Really, and what is more important? Our collective loss of decency or whether or not Squarebanks elects a lefty or a righty?
I'm speaking vaguely, of course, of the disposition of the case Arar v. Ashcroft. (And all this info is a summation of a Glenn Greenwald story at Salon.Com. Go read that one.) In 2002, an innocent man (Canadian citizen of Canadian and Syrian descent) was sent to Syria through rendition by our government - where he was brutally tortured - all in the name of 'the war on terror.' His crime? Uh, well, there wasn't one. He did switch planes at JFK Airport, though.

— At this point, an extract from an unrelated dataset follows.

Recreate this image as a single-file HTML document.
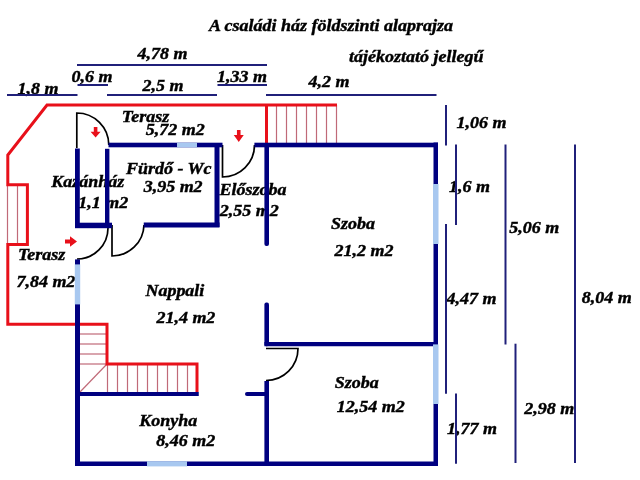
<!DOCTYPE html>
<html><head><meta charset="utf-8">
<style>
html,body{margin:0;padding:0;background:#fff;}
svg{display:block;will-change:transform;}
text{font-family:"Liberation Serif",serif;font-style:italic;font-weight:bold;font-size:18px;fill:#000;stroke:#000;stroke-width:0.45px;}
</style></head><body>
<svg width="640" height="480" viewBox="0 0 640 480">
<!-- texts -->
<text transform="translate(209.10 31.05) scale(1 0.87)">A családi ház földszinti alaprajza</text>
<text transform="translate(349.00 61.55) scale(1 0.87)">tájékoztató jellegű</text>
<text transform="translate(137.60 59.05) scale(1 0.87)">4,78 m</text>
<text transform="translate(71.60 82.30) scale(1 0.87)">0,6 m</text>
<text transform="translate(17.60 94.30) scale(1 0.87)">1,8 m</text>
<text transform="translate(142.60 90.80) scale(1 0.87)">2,5 m</text>
<text transform="translate(217.10 81.55) scale(1 0.87)">1,33 m</text>
<text transform="translate(308.60 87.20) scale(1 0.87)">4,2 m</text>
<text transform="translate(456.50 127.55) scale(1 0.87)">1,06 m</text>
<text transform="translate(449.00 192.20) scale(1 0.87)">1,6 m</text>
<text transform="translate(509.30 233.30) scale(1 0.87)">5,06 m</text>
<text transform="translate(446.60 304.05) scale(1 0.87)">4,47 m</text>
<text transform="translate(581.80 302.80) scale(1 0.87)">8,04 m</text>
<text transform="translate(447.10 434.05) scale(1 0.87)">1,77 m</text>
<text transform="translate(524.35 414.05) scale(1 0.87)">2,98 m</text>
<text transform="translate(121.85 122.40) scale(1 0.87)">Terasz</text>
<text transform="translate(145.85 135.40) scale(1 0.87)">5,72 m2</text>
<text transform="translate(125.90 173.90) scale(1 0.87)">Fürdő - Wc</text>
<text transform="translate(143.65 192.30) scale(1 0.87)">3,95 m2</text>
<text transform="translate(51.20 186.55) scale(1 0.87)">Kazánház</text>
<text transform="translate(78.20 207.80) scale(1 0.87)">1,1 m2</text>
<text transform="translate(219.40 194.95) scale(1 0.87)">Előszoba</text>
<text transform="translate(219.80 215.80) scale(1 0.87)">2,55 m2</text>
<text transform="translate(331.00 228.90) scale(1 0.87)">Szoba</text>
<text transform="translate(334.60 255.80) scale(1 0.87)">21,2 m2</text>
<text transform="translate(17.90 260.00) scale(1 0.87)">Terasz</text>
<text transform="translate(16.40 286.90) scale(1 0.87)">7,84 m2</text>
<text transform="translate(145.40 295.75) scale(1 0.87)">Nappali</text>
<text transform="translate(156.40 323.00) scale(1 0.87)">21,4 m2</text>
<text transform="translate(334.80 388.10) scale(1 0.87)">Szoba</text>
<text transform="translate(336.80 411.90) scale(1 0.87)">12,54 m2</text>
<text transform="translate(139.35 425.70) scale(1 0.87)">Konyha</text>
<text transform="translate(156.20 446.30) scale(1 0.87)">8,46 m2</text>
<!-- dimension lines -->
<g stroke="#20207a" stroke-width="2" fill="none">
<line x1="77" y1="65" x2="267" y2="65"/>
<line x1="77.5" y1="85" x2="108" y2="85"/>
<line x1="217.5" y1="85" x2="267" y2="85"/>
<line x1="7" y1="95" x2="77.5" y2="95"/>
<line x1="107" y1="95" x2="217" y2="95"/>
<line x1="266" y1="95" x2="436.5" y2="95"/>
<line x1="446" y1="105" x2="446" y2="145.6"/>
<line x1="446" y1="224" x2="446" y2="393.7"/>
<line x1="456" y1="144.4" x2="456" y2="225"/>
<line x1="456" y1="393.5" x2="456" y2="463.7"/>
<line x1="505.5" y1="144.5" x2="505.5" y2="344.5"/>
<line x1="515.5" y1="343.7" x2="515.5" y2="463"/>
<line x1="575" y1="144.5" x2="575" y2="463"/>
</g>
<!-- thin stair lines -->
<g stroke="#c06a78" stroke-width="1.2" fill="none">
<line x1="276.5" y1="105" x2="276.5" y2="143"/>
<line x1="286.5" y1="105" x2="286.5" y2="143"/>
<line x1="296.5" y1="105" x2="296.5" y2="143"/>
<line x1="306.5" y1="105" x2="306.5" y2="143"/>
<line x1="316.5" y1="105" x2="316.5" y2="143"/>
<line x1="326.5" y1="105" x2="326.5" y2="143"/>
<line x1="336.5" y1="105" x2="336.5" y2="143"/>
<line x1="7.5" y1="185" x2="7.5" y2="244.5"/>
<line x1="17.5" y1="185" x2="17.5" y2="244.5"/>
<line x1="80" y1="334" x2="107" y2="334"/>
<line x1="80" y1="344" x2="107" y2="344"/>
<line x1="80" y1="354" x2="107" y2="354"/>
<line x1="80" y1="364" x2="107" y2="364"/>
<line x1="107" y1="364" x2="80" y2="392"/>
<line x1="107.5" y1="364" x2="107.5" y2="392"/>
<line x1="117.5" y1="364" x2="117.5" y2="392"/>
<line x1="127.5" y1="364" x2="127.5" y2="392"/>
<line x1="137.5" y1="364" x2="137.5" y2="392"/>
<line x1="147.5" y1="364" x2="147.5" y2="392"/>
<line x1="157.5" y1="364" x2="157.5" y2="392"/>
<line x1="167.5" y1="364" x2="167.5" y2="392"/>
<line x1="177.5" y1="364" x2="177.5" y2="392"/>
<line x1="187.5" y1="364" x2="187.5" y2="392"/>
</g>
<!-- red outline -->
<g stroke="#e8101a" stroke-width="3" fill="none" stroke-linejoin="miter">
<polyline points="77.5,324.2 7.8,324.2 7.8,244.5 27.4,244.5 27.4,184.8 7.8,184.8 7.8,155 47,105 337,105"/>
<line x1="266.5" y1="105" x2="266.5" y2="145"/>
<polyline points="77.5,324.2 107,324.2 107,364 197,364 197,392"/>
</g>
<!-- doors -->
<g stroke="#000" stroke-width="1.7" fill="none">
<path d="M76.8,148 L76.8,113 A32,32 0 0 1 108.8,145"/>
<path d="M222.5,145 L222.5,177 A32,32 0 0 0 254.5,145"/>
<path d="M108,228 A31,31 0 0 1 77,259"/>
<path d="M112,225 L112,256 A32,32 0 0 0 144,225"/>
<path d="M266,348.5 L298,348.5 A32,32 0 0 1 266,380.5"/>
</g>
<!-- walls -->
<g fill="#000080">
<rect x="108.5" y="142.7" width="114" height="4.6"/>
<rect x="254.4" y="142.7" width="183.6" height="4.6"/>
<rect x="433.5" y="142.5" width="4.5" height="323.5"/>
<rect x="75" y="461.5" width="363" height="4.5"/>
<rect x="75" y="148.5" width="4.8" height="79.5"/>
<rect x="75" y="259.4" width="5" height="206.6"/>
<rect x="105" y="148.8" width="4.4" height="78.7"/>
<rect x="75" y="222.7" width="37" height="5.5"/>
<rect x="143.75" y="222.5" width="75.75" height="5"/>
<rect x="214.5" y="145" width="5" height="82"/>
<rect x="264.4" y="145" width="4.6" height="101" rx="2"/>
<rect x="264.4" y="302.5" width="4.6" height="43.75" rx="2"/>
<rect x="264.4" y="342" width="173.6" height="4.25"/>
<rect x="264.4" y="381" width="4.6" height="85"/>
<rect x="75" y="392" width="123.75" height="4"/>
<rect x="245" y="392" width="24" height="4" rx="2"/>
</g>
<!-- windows -->
<g fill="#a8c8f0">
<rect x="177" y="142.7" width="20" height="4.6"/>
<rect x="433" y="184" width="5.5" height="60"/>
<rect x="433" y="344.4" width="5.5" height="59.6"/>
<rect x="147" y="461.2" width="40" height="5.2"/>
<rect x="74.8" y="264.4" width="5.4" height="40"/>
</g>
<!-- arrows -->
<g fill="#e8101a">
<path d="M93.8,127 h3.6 v4.8 h3.2 l-5,5.7 l-5,-5.7 h3.2 z"/>
<path d="M236.95,130 h3.6 v5 h3.2 l-5,7 l-5,-7 h3.2 z"/>
<path d="M65,239.5 h5 v-3.3 l7,5.3 l-7,5.3 v-3.3 h-5 z"/>
</g>
</svg>
</body></html>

Arar sued. Our court system, the Second Circuit specifically, ruled 7-4 in favor of the our government's position and tossed his case. What's that smell? That's the smell of the Constitution being burned. And, well, yeah, torture is illegal, but the court majority seems to think that no matter what the government does, nor how illegal it might be, people should not be able to sue for damages. The court should defer if the government tosses around the terms 'national security' and state secrets.'
Excellent quote in Greenwald's article:
"Reflecting the type of people who fill our judiciary, the judges in the majority also invented the most morally depraved bureaucratic requirements for Arar to proceed with his case and then claimed he had failed to meet them. Arar did not, for instance, have the names of the individuals who detained and abused him at JFK, which the majority said he must have. As Judge Sack in dissent said of that requirement: it "means government miscreants may avoid [] liability altogether through the simple expedient of wearing hoods while inflicting injury" (p. 27; emphasis added)."Repeat after me, "War is peace. Freedom is slavery. Ignorance is strength."